Many clients want their life paths read and often what I tell them is not what they want to hear. They want to know that they are supposed to be a successful actor or business person, or a mother or father, or even just married. When I’ve told them that their journey in this life, for example, is to come to grips with their fears from the past or complete self-awareness as an independent woman after 2,000 years of male oppression, it’s not enough. That doesn’t bring fame or money. The Piscean Age concept of society says that’s not enough.

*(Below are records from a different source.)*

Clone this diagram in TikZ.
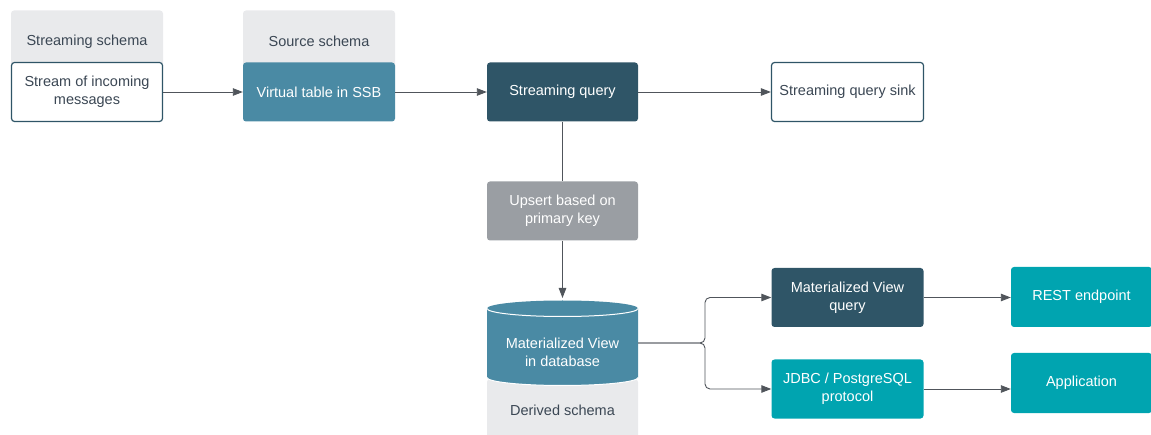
\documentclass[tikz,border=0pt]{standalone}
\usepackage{fontspec}
\setmainfont{Liberation Sans}
\usetikzlibrary{arrows.meta,positioning}
\definecolor{schemagray}{HTML}{E9EAEC}
\definecolor{srcblue}{HTML}{4A8AA4}
\definecolor{deepteal}{HTML}{2F5567}
\definecolor{keygray}{HTML}{9A9EA3}
\definecolor{brightteal}{HTML}{00A4B0}
\definecolor{inkdark}{HTML}{3B4754}
\definecolor{wiregray}{HTML}{50555B}

\begin{document}
\begin{tikzpicture}[x=1pt,y=1pt,
  box/.style={rectangle,rounded corners=3pt,minimum width=152pt,minimum height=59pt,
    align=center,inner sep=2pt,font=\fontsize{14.5}{18}\selectfont},
  schema/.style={box,fill=schemagray,text=inkdark,minimum height=62pt},
  plainbox/.style={box,fill=white,draw=deepteal,line width=1.2pt,text=inkdark},
  srcbox/.style={box,fill=srcblue,text=white},
  darkbox/.style={box,fill=deepteal,text=white},
  keybox/.style={box,fill=keygray,text=white},
  tealbox/.style={box,fill=brightteal,text=white},
  wire/.style={draw=wiregray,line width=0.9pt},
  arr/.style={wire,-{Triangle[length=10pt,width=7.5pt]}}]
  \useasboundingbox (0,0) rectangle (1151,-435);
  % top row
  \node[schema] (streamschema) at (87,-41.5) {Streaming schema};
  \node[plainbox,minimum width=151pt] (stream) at (87,-92) {Stream of incoming\\messages};
  \node[schema] (sourceschema) at (319,-41.5) {Source schema};
  \node[srcbox] (vtable) at (319,-92) {Virtual table in SSB};
  \node[darkbox,minimum width=151pt] (squery) at (562.5,-92) {Streaming query};
  \node[plainbox,minimum width=152pt] (sink) at (847.5,-92) {Streaming query sink};
  \draw[arr] (stream) -- (vtable);
  \draw[arr] (vtable) -- (squery);
  \draw[arr] (squery) -- (sink);
  % upsert and view
  \node[keybox,minimum width=151pt] (upsert) at (562.5,-211) {Upsert based on\\primary key};
  \node[schema,minimum width=151pt] (derived) at (562.5,-410) {Derived schema};
  \fill[srcblue] (487,-308.5) -- (487,-377.5)
    arc[start angle=180,end angle=360,x radius=75.5,y radius=8] -- (638,-308.5)
    arc[start angle=0,end angle=180,x radius=75.5,y radius=8] -- cycle;
  \draw[white,line width=1pt] (487,-308.5) arc[start angle=180,end angle=360,x radius=75.5,y radius=8];
  \draw[white,line width=1pt] (487,-377.5) arc[start angle=180,end angle=360,x radius=75.5,y radius=8];
  \node[box,text=white,minimum width=151pt,minimum height=40pt] (mview) at (562.5,-352.5) {Materialized View\\in database};
  \coordinate (mvtop) at (562.5,-298);
  \draw[wire] (squery) -- (upsert);
  \draw[arr] (upsert) -- (mvtop);
  % consumers
  \node[darkbox] (mvquery) at (847.5,-297.5) {Materialized View\\query};
  \node[tealbox] (jdbc) at (847.5,-389) {JDBC / PostgreSQL\\protocol};
  \node[tealbox,minimum width=141pt,minimum height=60pt] (rest) at (1081.5,-297) {REST endpoint};
  \node[tealbox,minimum width=141pt,minimum height=60pt] (app) at (1081.5,-383) {Application};
  \coordinate (split) at (705,-343);
  \draw[arr,rounded corners=5pt] (split -| mview.east) -- (split) |- (mvquery.west);
  \draw[arr,rounded corners=5pt] (split -| mview.east) -- (split) |- (jdbc.west);
  \draw[arr] (mvquery.east) -- (mvquery.east -| rest.west);
  \draw[arr] (jdbc.east) -- (jdbc.east -| app.west);
\end{tikzpicture}
\end{document}
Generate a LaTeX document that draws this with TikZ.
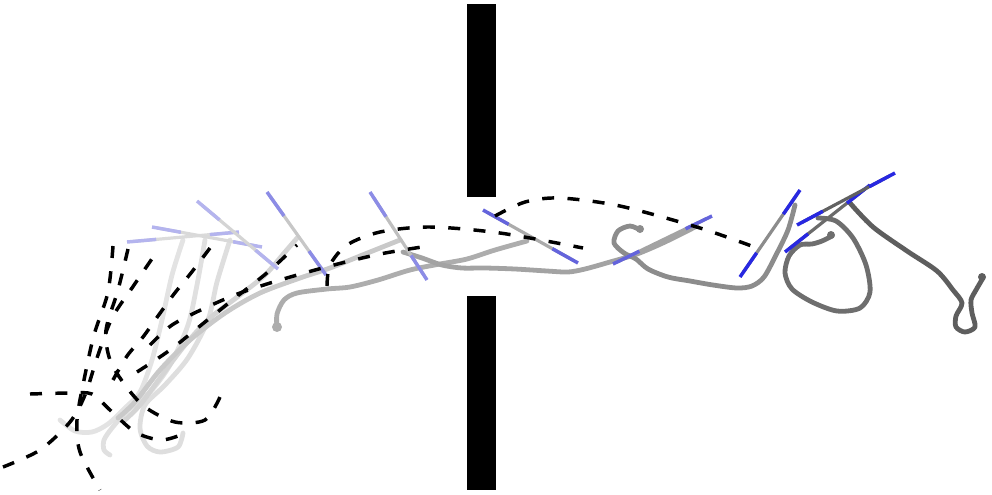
\documentclass[tikz,border=0pt]{standalone}
\usepackage{tikz}
\usetikzlibrary{calc}
\definecolor{ori1}{RGB}{180,180,238}
\definecolor{ori2}{RGB}{140,140,230}
\definecolor{ori3}{RGB}{100,100,220}
\definecolor{ori4}{RGB}{40,40,225}
\tikzset{
  wall/.style  = {fill=black},
  traj/.style  = {line width=3.6pt, line cap=round, line join=round},
  stick/.style = {line width=2.4pt, line cap=round},
  ori/.style   = {line width=2.6pt},
  pred/.style  = {line width=2.6pt, dash pattern=on 9pt off 10pt}
}

\begin{document}
\begin{tikzpicture}[x=0.75pt,y=-0.75pt]
  \useasboundingbox (0,0) rectangle (992,494);
  % trajectories, light (left) to dark (right)
  \draw[traj,black!11] plot[smooth] coordinates {(60,420) (75,431) (92,432) (108,424) (125,408) (140,392) (152,360) (162,320) (172,275) (183,240)};
  \draw[traj,black!12] plot[smooth] coordinates {(110,455) (104,450) (104,440) (112,428) (128,410) (150,392) (170,365) (188,325) (197,285) (205,240)};
  \draw[traj,black!13] plot[smooth] coordinates {(183,433) (178,447) (160,452) (147,446) (140,428) (145,405) (165,385) (188,358) (208,320) (217,282) (230,240)};
  \draw[traj,black!17] plot[smooth] coordinates {(125,420) (140,405) (160,378) (185,345) (210,318) (240,295) (265,275) (285,252) (298,237)};
  \draw[traj,black!21] plot[smooth] coordinates {(118,418) (135,402) (160,370) (190,340) (225,313) (260,293) (300,278) (330,268) (365,254) (400,240)};
  \draw[traj,black!32] plot[smooth] coordinates {(277,328) (277,314) (284,300) (297,293) (327,289) (350,287) (378,280) (410,270) (440,264) (467,259) (495,250) (527,241)};
  \fill[black!32] (277,327) circle (5);
  \draw[traj,black!36] plot[smooth] coordinates {(403,252) (422,258) (442,265) (462,268) (485,268) (515,269) (547,271) (568,272) (585,269) (610,262) (637,254) (665,242) (697,226)};
  \draw[traj,black!45] plot[smooth] coordinates {(640,230) (630,226) (618,231) (614,243) (624,253) (636,259) (648,269) (668,277) (690,281) (713,285) (737,288) (752,286) (764,277) (776,255) (788,230) (795,205)};
  \fill[black!45] (640,229) circle (4);
  \draw[traj,black!57] plot[smooth] coordinates {(832,236) (822,241) (812,244) (800,245) (789,256) (785,273) (792,289) (812,302) (837,311) (860,308) (870,292) (866,265) (853,238) (836,221) (818,218)};
  \fill[black!57] (831,235) circle (4);
  \draw[traj,black!63] plot[smooth] coordinates {(850,203) (873,227) (907,251) (937,271) (953,290) (962,303) (956,316) (956,327) (965,332) (975,327) (972,313) (971,300) (976,290) (983,278)};
  \fill[black!63] (982,277) circle (4);
  % body axes with orientation marks at both ends
  \foreach \ax/\ay/\bx/\by/\oc/\gc in {127/242/239/232/ori1/black!14, 152/227/262/247/ori1/black!15,
      197/201/278/269/ori1/black!17, 267/192/326/275/ori2/black!22, 370/192/427/280/ori2/black!25,
      483/210/578/263/ori3/black!33, 613/264/712/216/ori3/black!36, 740/277/800/190/ori4/black!45,
      785/252/870/185/ori4/black!58, 797/225/895/173/ori4/black!62} {
    \coordinate (p) at (\ax,\ay);
    \coordinate (q) at (\bx,\by);
    \draw[stick,color=\gc] ($(p)!4.5pt!(q)$) -- ($(q)!4.5pt!(p)$);
    \draw[ori,color=\oc] (p) -- ($(p)!22pt!(q)$);
    \draw[ori,color=\oc] (q) -- ($(q)!22pt!(p)$);
  }
  % predicted paths
  \draw[pred] plot[smooth] coordinates {(113,246) (108,292) (94,335) (84,380) (77,420) (80,452) (100,490)};
  \draw[pred] plot[smooth] coordinates {(3,467) (40,450) (70,422) (85,395) (98,355) (112,318) (132,288) (158,250)};
  \draw[pred] plot[smooth] coordinates {(30,394) (70,393) (92,394) (110,410) (135,432) (160,440) (178,436)};
  \draw[pred] plot[smooth] coordinates {(128,249) (118,290) (106,330) (110,360) (125,385) (145,407) (175,422) (205,420) (220,397)};
  \draw[pred] plot[smooth] coordinates {(113,380) (127,356) (143,337) (158,316) (174,294) (191,273) (210,248)};
  \draw[pred] plot[smooth] coordinates {(137,372) (170,350) (205,322) (235,298) (268,272) (297,245)};
  \draw[pred] plot[smooth] coordinates {(150,345) (172,325) (205,308) (240,293) (280,280) (330,266) (380,254) (422,247)};
  \draw[pred] plot[smooth] coordinates {(327,286) (330,265) (347,245) (380,232) (430,227) (500,233) (583,248)};
  \draw[pred] plot[smooth] coordinates {(495,216) (525,202) (560,198) (620,206) (700,228) (757,248)};
  % walls
  \fill[wall] (467,4) rectangle (496,197);
  \fill[wall] (467,296) rectangle (496,490);
\end{tikzpicture}
\end{document}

But with the Aquarian Age vibrations stronger and growing, giving us more insight into ourselves, what we’ve made into our current society is undergoing change. It’s already started. It takes each individual coming into more self-awareness and peace for it to spread and make real, large-and-long-term influential change.
While we’re all having personal fear, self-reflection, and self-judgment shoved at us every moment of every day this year, try looking at what we consider success a little differently. If we take away everyone else’s opinions, societal expectations, and the trauma from past lives for just a moment, are we pleased with who we are, how we treat people and how those important to us treat us? Do we belong anywhere? Are we the best human beings we can be?

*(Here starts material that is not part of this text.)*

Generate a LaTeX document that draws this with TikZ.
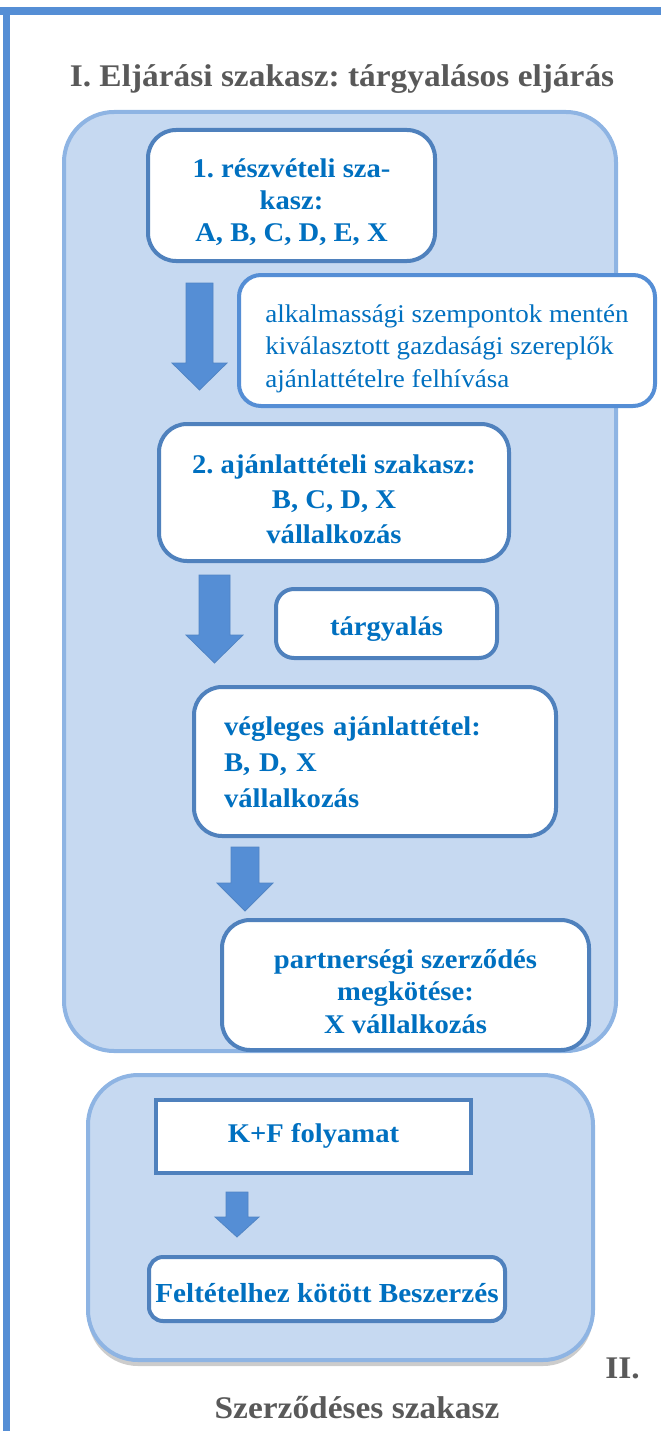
\documentclass[tikz,border=0pt]{standalone}
\usepackage{fontspec}
\setmainfont[FakeStretch=1.06]{Liberation Serif}
\usetikzlibrary{shadows}

\definecolor{panelfill}{HTML}{C6D9F1}
\definecolor{paneledge}{HTML}{8EB4E3}
\definecolor{boxedge}{HTML}{4F81BD}
\definecolor{brightedge}{HTML}{558ED5}
\definecolor{arrowblue}{HTML}{558ED5}
\definecolor{textblue}{HTML}{0070C0}
\definecolor{headgray}{HTML}{595959}

\tikzset{
  panel/.style={draw=paneledge, fill=panelfill, line width=4pt, rounded corners=50pt, inner sep=0pt},
  stagebox/.style={draw=boxedge, fill=white, line width=4pt, rounded corners=28pt, text=textblue,
    font=\frenchspacing\bfseries\fontsize{27}{32}\selectfont, align=center, inner sep=0pt},
  skip/.style={font=\frenchspacing\bfseries\fontsize{27}{#1}\selectfont},
  heading/.style={text=headgray, font=\frenchspacing\bfseries\fontsize{31.5}{36}\selectfont, inner sep=0pt},
  flowarrow/.style={fill=arrowblue, draw=boxedge!70!arrowblue, line width=0.8pt}
}

% x, top, neck, tip, half shaft, half head
\newcommand{\blockarrow}[6]{%
  \draw[flowarrow] ({#1-#5},#2) -- ({#1+#5},#2) -- ({#1+#5},#3) -- ({#1+#6},#3) -- (#1,#4)
    -- ({#1-#6},#3) -- ({#1-#5},#3) -- cycle;}

\begin{document}
\begin{tikzpicture}[x=1pt, y=-1pt]
\useasboundingbox (0,0) rectangle (661,1431);
\fill[arrowblue] (0,7) rectangle (661,15);
\fill[arrowblue] (3,15) rectangle (10,1431);

\node[heading, anchor=base] (phaseonetitle) at (342,87) {I. Eljárási szakasz: tárgyalásos eljárás};
\node[panel, minimum width=552pt, minimum height=939pt] (phaseone) at (340,581.5) {};

\node[stagebox, text height=99pt, text depth=6pt, minimum width=287pt, minimum height=131pt] (partbox)
  at (291.5,195.5) {1. részvételi sza-\\kasz:\\A, B, C, D, E, X};
\blockarrow{199.5}{283}{363}{390}{13.5}{27.5}
\node[stagebox, draw=brightedge, font=\frenchspacing\fontsize{25.5}{32.5}\selectfont, align=left,
  text height=99pt, text depth=6pt, minimum width=416pt, minimum height=131pt, rounded corners=22pt]
  (invitebox) at (447,340.5)
  {alkalmassági szempontok mentén\\kiválasztott gazdasági szereplők\\ajánlattételre felhívása};

\node[stagebox, skip=35, text height=107pt, text depth=6pt, minimum width=350pt, minimum height=137pt]
  (offerbox) at (334,492.5) {2. ajánlattételi szakasz:\\B, C, D, X\\vállalkozás};
\blockarrow{214.5}{575}{635}{663}{15.5}{28.5}
\node[stagebox, text height=29pt, text depth=6pt, minimum width=221pt, minimum height=69pt,
  rounded corners=18pt] (negobox) at (386.5,623.5) {tárgyalás};

\node[stagebox, skip=36, align=left, text width=302pt, inner xsep=30pt, text height=25pt, text depth=78pt,
  minimum height=149pt] (finalbox) at (375,761.5) {végleges ajánlattétel:\\B, D, X\\vállalkozás};
\blockarrow{245}{847}{883}{911}{14}{28}
\node[stagebox, skip=32.5, text height=102pt, text depth=6pt, minimum width=367pt, minimum height=130pt]
  (contractbox) at (405.5,985) {partnerségi szerződés\\megkötése:\\X vállalkozás};

% second phase
\node[panel, drop shadow={shadow xshift=0pt, shadow yshift=-6pt, opacity=0.2, fill=black},
  minimum width=505pt, minimum height=285pt] (phasetwo) at (340.5,1217.5) {};
\node[stagebox, rounded corners=0pt, text height=17pt, text depth=6pt, minimum width=315pt,
  minimum height=73pt] (rdbox) at (313.5,1136.5) {K+F folyamat};
\blockarrow{237}{1192}{1217}{1237}{11}{22}
\node[stagebox, font=\frenchspacing\bfseries\fontsize{27.5}{32}\selectfont, rounded corners=14pt,
  text height=32pt, text depth=6pt, minimum width=356pt, minimum height=64pt] (procbox) at (327,1289)
  {Feltételhez kötött Beszerzés};

\node[heading, anchor=base east] (phasetwonum) at (640,1378) {II.};
\node[heading, anchor=base] (phasetwotitle) at (357,1418) {Szerződéses szakasz};
\end{tikzpicture}
\end{document}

These will be the important questions in the Aquarian Age. Not about how much money we make or what awards we’ve gotten. Obviously, we will still strive to accomplish things that are mainstream like going to university, getting a good paying job, having a happy family. If we can see that not as the BE ALL, END ALL but just a part of our journey, stress disappears and inner peace can shine.
We’ve all come into this life with chosen paths to follow, karmic contracts to complete and self-lessons to learn. They are interdependent. Following a path leads us to the person we need to complete the karmic contract with which leads us to self-reflection which leads to understanding our chosen path. The circle flows.
We need to give ourselves a break and start thinking of a bigger picture than what society demands. We created this society over centuries and we can change it while it changes us by showing us what we don’t want anymore.
I make a distinction in readings between job and career. For an actor, waiting tables is a job to earn money, acting is the career, no matter how financially successful it is or isn’t. Our chosen paths are the same. Our life jobs may be all about earning money and being seen as successful while our careers are something else. If we see them for the weight each of them carries, and balance out our karma and societal demands equally, I think we’ll all find that the growth we’re working on this year comes a lot easier.